### WHAT YOU ARE ASKED TO DO
Nothing but the lines from the top of the data to the line holding "var xTicks = [0.5, 1, 1.5, 2, 2.5];" should be printed, word for word and both ends included; leave the pictures out.

Begin

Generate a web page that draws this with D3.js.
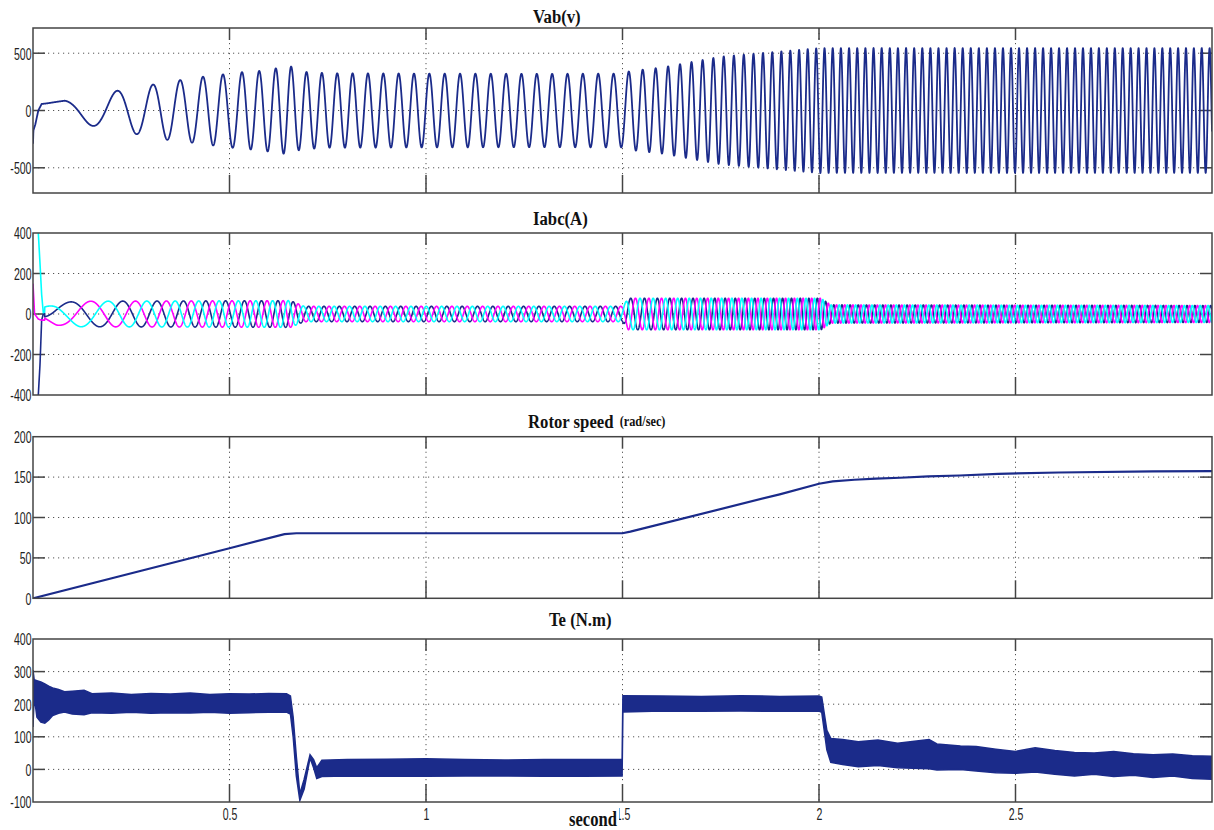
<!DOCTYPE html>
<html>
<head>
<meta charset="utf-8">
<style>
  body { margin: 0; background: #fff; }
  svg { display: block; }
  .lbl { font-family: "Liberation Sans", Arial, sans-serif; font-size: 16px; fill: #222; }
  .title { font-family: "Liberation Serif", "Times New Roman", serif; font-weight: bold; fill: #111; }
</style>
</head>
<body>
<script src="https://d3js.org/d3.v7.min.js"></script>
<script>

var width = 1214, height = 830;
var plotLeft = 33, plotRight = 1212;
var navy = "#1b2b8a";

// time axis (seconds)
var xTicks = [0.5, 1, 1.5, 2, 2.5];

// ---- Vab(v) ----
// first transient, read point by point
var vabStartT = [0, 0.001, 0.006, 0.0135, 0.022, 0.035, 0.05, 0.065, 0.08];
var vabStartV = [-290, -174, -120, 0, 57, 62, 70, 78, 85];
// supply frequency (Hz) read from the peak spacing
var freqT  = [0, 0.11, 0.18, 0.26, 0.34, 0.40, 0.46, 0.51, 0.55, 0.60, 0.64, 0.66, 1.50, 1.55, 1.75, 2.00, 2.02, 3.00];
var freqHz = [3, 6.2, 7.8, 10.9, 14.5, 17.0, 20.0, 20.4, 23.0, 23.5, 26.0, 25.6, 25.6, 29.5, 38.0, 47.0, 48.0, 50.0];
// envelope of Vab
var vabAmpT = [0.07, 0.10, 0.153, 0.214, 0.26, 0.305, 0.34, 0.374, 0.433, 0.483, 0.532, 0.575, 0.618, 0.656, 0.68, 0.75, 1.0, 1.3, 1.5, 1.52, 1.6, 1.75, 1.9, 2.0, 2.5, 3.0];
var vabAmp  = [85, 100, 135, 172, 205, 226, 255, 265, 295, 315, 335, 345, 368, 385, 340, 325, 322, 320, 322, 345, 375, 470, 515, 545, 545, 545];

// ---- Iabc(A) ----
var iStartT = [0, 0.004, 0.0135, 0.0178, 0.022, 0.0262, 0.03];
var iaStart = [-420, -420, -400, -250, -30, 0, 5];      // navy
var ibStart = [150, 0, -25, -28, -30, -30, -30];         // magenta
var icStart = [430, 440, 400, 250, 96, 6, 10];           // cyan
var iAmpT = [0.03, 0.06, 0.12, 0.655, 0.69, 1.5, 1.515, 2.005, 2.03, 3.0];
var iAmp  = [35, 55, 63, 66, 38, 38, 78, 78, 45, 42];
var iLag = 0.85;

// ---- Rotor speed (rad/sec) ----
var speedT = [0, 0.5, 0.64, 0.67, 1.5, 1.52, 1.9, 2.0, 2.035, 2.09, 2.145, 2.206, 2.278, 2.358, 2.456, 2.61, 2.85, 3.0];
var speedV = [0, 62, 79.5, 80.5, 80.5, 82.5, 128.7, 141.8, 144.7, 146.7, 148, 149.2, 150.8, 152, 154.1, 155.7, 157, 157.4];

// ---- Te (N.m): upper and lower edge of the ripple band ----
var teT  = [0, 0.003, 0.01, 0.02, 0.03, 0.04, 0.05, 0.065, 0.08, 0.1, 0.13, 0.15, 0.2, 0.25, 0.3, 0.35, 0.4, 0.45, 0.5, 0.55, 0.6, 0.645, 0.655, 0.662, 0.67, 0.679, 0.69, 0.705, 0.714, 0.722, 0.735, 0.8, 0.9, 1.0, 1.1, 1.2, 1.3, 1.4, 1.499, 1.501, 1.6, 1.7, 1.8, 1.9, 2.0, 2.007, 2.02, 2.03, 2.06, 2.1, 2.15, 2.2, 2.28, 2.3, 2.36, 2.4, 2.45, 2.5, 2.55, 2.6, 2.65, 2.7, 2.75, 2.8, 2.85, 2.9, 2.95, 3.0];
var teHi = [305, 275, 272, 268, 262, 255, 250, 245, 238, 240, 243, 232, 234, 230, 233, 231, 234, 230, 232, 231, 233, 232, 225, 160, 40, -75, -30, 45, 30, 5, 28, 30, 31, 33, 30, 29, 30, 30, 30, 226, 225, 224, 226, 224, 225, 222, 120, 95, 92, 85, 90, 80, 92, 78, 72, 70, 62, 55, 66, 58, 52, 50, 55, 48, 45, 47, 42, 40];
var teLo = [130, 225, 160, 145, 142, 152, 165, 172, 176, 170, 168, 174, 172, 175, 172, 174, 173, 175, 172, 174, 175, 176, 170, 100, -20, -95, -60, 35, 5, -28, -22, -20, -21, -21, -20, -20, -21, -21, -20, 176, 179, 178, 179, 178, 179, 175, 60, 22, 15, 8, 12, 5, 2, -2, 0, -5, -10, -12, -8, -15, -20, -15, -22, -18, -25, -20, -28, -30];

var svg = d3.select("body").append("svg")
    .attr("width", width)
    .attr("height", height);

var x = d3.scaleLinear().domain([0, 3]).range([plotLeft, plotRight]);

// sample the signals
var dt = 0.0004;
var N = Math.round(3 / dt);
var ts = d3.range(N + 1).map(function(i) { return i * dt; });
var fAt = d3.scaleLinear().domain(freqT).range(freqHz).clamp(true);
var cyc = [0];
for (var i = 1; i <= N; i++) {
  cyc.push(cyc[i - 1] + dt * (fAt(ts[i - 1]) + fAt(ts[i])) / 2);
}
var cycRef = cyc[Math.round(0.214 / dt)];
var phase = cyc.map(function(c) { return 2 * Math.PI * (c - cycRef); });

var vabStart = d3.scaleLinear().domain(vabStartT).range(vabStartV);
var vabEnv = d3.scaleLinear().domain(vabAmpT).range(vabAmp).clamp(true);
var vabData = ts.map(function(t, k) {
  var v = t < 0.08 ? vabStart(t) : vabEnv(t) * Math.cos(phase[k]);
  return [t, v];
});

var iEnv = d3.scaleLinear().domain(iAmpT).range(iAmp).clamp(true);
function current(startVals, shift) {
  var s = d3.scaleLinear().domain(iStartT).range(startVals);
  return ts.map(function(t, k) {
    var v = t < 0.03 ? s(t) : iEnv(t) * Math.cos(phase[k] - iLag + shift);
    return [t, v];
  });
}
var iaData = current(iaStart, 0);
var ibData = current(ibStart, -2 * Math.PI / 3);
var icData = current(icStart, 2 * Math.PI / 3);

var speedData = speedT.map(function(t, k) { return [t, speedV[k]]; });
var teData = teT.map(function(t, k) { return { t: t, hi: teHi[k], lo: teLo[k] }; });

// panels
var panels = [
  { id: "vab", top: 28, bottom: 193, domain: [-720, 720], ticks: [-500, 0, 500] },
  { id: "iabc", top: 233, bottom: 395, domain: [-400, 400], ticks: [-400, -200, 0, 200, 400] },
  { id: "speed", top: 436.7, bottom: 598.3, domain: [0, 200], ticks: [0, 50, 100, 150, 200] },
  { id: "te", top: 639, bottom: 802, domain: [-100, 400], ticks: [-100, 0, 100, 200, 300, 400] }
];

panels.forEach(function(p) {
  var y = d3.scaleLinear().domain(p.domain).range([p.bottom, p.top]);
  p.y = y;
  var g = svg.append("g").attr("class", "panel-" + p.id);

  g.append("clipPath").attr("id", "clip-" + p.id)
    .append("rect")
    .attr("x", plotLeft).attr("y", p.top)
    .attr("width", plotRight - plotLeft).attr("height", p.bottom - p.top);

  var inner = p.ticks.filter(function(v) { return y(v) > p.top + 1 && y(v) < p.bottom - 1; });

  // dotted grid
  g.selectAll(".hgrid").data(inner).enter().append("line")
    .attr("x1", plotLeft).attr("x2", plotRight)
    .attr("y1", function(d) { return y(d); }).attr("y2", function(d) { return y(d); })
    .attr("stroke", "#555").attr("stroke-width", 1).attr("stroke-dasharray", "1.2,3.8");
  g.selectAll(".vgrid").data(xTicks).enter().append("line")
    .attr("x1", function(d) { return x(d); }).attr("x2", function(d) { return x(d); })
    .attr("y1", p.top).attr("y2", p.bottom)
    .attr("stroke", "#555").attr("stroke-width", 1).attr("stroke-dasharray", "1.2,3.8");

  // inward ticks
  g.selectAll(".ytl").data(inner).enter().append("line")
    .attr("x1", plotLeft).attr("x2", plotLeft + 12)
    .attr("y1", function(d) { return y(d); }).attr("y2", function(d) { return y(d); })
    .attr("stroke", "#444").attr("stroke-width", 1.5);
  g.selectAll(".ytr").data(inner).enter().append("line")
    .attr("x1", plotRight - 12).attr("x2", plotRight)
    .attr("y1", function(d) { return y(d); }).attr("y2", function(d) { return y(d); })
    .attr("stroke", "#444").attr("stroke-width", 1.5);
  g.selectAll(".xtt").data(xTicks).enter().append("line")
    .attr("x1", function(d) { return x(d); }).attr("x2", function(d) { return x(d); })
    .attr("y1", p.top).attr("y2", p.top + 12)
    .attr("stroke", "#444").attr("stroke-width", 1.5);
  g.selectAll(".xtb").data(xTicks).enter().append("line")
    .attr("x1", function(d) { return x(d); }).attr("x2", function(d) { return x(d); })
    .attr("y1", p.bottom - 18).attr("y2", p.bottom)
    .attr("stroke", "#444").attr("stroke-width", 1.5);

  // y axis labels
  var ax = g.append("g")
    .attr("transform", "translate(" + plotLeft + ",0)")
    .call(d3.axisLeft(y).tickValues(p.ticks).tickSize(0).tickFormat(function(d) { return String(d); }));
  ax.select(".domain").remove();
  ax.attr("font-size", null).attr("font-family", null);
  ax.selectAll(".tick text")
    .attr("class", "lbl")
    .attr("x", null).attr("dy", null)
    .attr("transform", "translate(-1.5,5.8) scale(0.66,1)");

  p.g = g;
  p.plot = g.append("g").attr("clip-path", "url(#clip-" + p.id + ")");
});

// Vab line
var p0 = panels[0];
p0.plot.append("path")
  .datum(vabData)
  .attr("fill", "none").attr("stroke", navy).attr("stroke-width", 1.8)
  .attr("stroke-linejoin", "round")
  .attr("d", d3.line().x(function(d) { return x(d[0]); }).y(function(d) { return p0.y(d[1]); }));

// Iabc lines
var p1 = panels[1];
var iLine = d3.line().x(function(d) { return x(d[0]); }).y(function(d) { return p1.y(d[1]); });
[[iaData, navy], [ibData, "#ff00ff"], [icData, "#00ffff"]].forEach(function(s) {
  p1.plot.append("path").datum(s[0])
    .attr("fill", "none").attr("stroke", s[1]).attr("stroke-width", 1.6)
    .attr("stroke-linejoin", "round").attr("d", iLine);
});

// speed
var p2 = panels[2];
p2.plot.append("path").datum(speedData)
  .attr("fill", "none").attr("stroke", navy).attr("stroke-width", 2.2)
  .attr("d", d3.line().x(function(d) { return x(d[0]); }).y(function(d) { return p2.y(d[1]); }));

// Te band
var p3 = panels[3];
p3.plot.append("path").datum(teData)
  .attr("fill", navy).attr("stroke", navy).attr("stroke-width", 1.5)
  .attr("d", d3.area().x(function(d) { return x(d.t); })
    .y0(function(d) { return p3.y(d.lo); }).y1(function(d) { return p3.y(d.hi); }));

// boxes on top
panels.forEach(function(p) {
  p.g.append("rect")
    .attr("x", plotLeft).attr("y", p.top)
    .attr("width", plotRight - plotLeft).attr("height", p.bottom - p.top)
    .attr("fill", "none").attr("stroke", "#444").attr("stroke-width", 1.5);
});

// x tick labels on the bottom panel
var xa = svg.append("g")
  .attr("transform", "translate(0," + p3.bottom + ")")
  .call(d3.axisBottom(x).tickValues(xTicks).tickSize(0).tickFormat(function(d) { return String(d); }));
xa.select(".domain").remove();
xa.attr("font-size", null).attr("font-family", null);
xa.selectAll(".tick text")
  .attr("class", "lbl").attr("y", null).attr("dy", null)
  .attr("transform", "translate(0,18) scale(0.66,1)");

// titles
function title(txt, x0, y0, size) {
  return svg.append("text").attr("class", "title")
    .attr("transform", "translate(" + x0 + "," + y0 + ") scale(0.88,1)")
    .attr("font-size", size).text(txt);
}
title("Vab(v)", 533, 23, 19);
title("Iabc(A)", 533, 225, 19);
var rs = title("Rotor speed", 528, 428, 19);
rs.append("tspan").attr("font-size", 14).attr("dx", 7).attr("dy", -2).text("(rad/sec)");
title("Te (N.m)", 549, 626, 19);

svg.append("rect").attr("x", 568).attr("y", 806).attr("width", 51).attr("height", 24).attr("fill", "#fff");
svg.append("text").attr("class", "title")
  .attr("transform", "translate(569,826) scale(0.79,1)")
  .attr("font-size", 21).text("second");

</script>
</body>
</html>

End

### PROBLEM SOLUTION
Generate a web page that draws this with D3.js.
<!DOCTYPE html>
<html>
<head>
<meta charset="utf-8">
<style>
  body { margin: 0; background: #fff; }
  svg { display: block; }
  .lbl { font-family: "Liberation Sans", Arial, sans-serif; font-size: 16px; fill: #222; }
  .title { font-family: "Liberation Serif", "Times New Roman", serif; font-weight: bold; fill: #111; }
</style>
</head>
<body>
<script src="https://d3js.org/d3.v7.min.js"></script>
<script>

var width = 1214, height = 830;
var plotLeft = 33, plotRight = 1212;
var navy = "#1b2b8a";

// time axis (seconds)
var xTicks = [0.5, 1, 1.5, 2, 2.5];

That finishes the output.